Friday, June 26, 2009
The death of Michael Jackson and the evolution of “Breaking News”
Nobody ever made pop magic sound as effortless as Jackson did from Off The Wall through Bad. Photo from this site.
Yeah, there’s not even a tangential connection between the Red Sox—or even baseball—and Michael Jackson, who died Thursday at age 50. And hopefully this doesn’t come off as awkwardly misplaced as SportsCenter’s piece, which was centered around the non-Tweeter reaction of Shaquille O’Neal and the Tweets of Andy Roddick, Lamar Odom and Dennis Rodman. Seriously.
But the breaking news coverage of Jackson’s death provided a fascinating case study in how the media, and in particular how it is absorbed by the masses, continues to change by the day. Most notable to me were the identities of the first outlet to report the news and the last to confirm it as well as how many ways the rest of us had to learn, discuss and dissect the news in the intervening two hours.
TMZ.com, home of mutually embarrassing encounters between paparazzi and D-level celebrities, probably shed its outsider status (at least when it comes to its reputation as a news-gathering source, being owned by Time Warner makes it difficult for one to remain an outsider) for good by reporting Jackson’s death at 5:20 p.m.
The more traditional news outlets and networks followed suit over the next hour or so, but CNN didn’t declare Jackson dead until 7:25 p.m., when it got confirmation from the Los Angeles coroner. CNN’s caution reflected well upon the traditional media, but it also provided more evidence of its increasing irrelevance.
I thought it was reasonable for CNN to wait for independent confirmation, because to get something like this wrong would be a crippling blow to a network’s credibility. But taking two hours to confirm the news that the entire world was already discussing didn’t reflect well on CNN, either.
Of course, CNN and the other news networks are spending most of the day tackling and discussing more worldly issues, so should they be punished for running behind the more renegade likes of TMZ.com? I mean, I kind of doubt Wolf Blitzer and Keith Olbermann expected to spend their shows talking about Jackson and his legacy.
That said, CNN looked hopelessly out of touch in its pre-confirmation coverage, during which it asked others about the death of a man whom it had not yet declared dead. A CNN anchor interviewed a TMZ producer, which was both ironic and a rather sad sign of surrender.
CNN also had dreadful man-on-the-street interviews in Times Square, which is the type of cheese perpetuated by small-town newspapers and TV stations trying to establish a local angle for the Super Bowl, as well as a phone interview with Jackson spokesman Brian Oxman, who was near tears and talked of hugging the crying members of Jackson’s family yet never said Jackson was dead.
That, too, was an interesting symbol of how the immediacy of the 24-hour news cycle has rendered the spokesperson largely powerless, at least when it comes to managing breaking news. CNN and Oxman would have been better off had Oxman not picked up the phone.

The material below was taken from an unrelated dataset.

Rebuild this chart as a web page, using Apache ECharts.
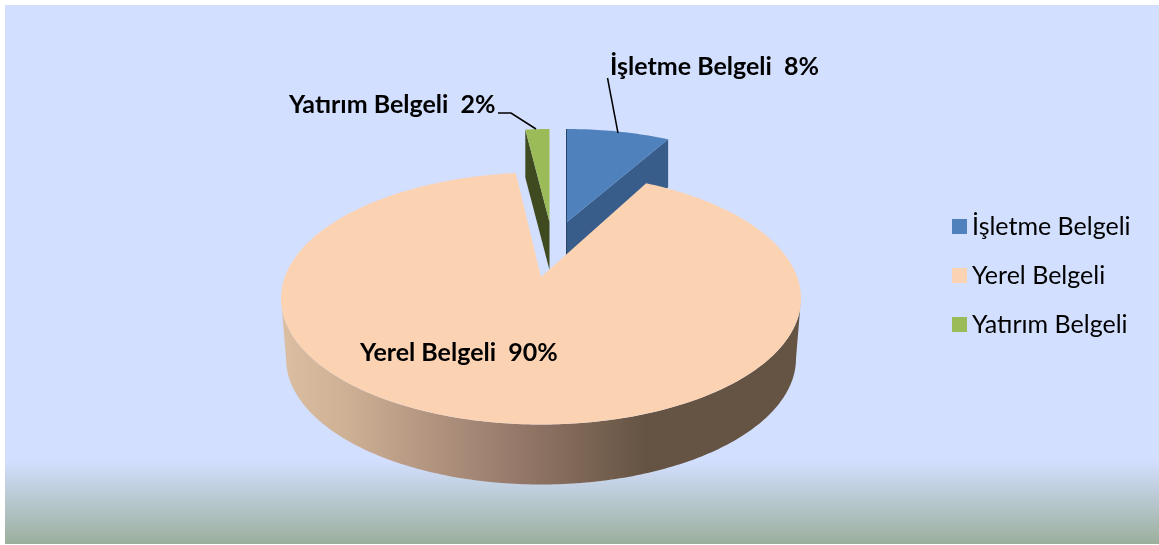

That 24-hour news cycle alternately sustains the all-news networks and diminishes its impact. Long gone are the days when the reader or viewer was a passive observer in the news-gathering process. Jackson’s death was the latest reminder of how the media is, now more than ever, a participatory experience in which those who consume the news are at least as powerful as those who disseminate it.
I was with my wife at her mother’s house on Long Island when I got a text from a friend in Ohio informing me of Jackson’s death at 6:02 p.m. I went online to Yahoo!, whose featured story on its front page was about Jackson being hospitalized. My mother-in-law and I then checked a few message boards we frequent, all of which had threads about Jackson’s death. Twitter had its biggest day since Election Day and there were so many Google news searches for Jackson that Google originally thought its site was being attacked.
When we got home a few hours later, I visited Facebook, like any good procrastinator, and found the status updates were predictably Jackson-themed. One friend from high school unwittingly summarized the new age of media by writing she couldn’t believe “…I learned this from reading posts on facebook instead of on the local news.”
Alas, that the traditional media had little to do with how we learned about and absorbed the news of Jackson’s death was as predictable as his death was surprising.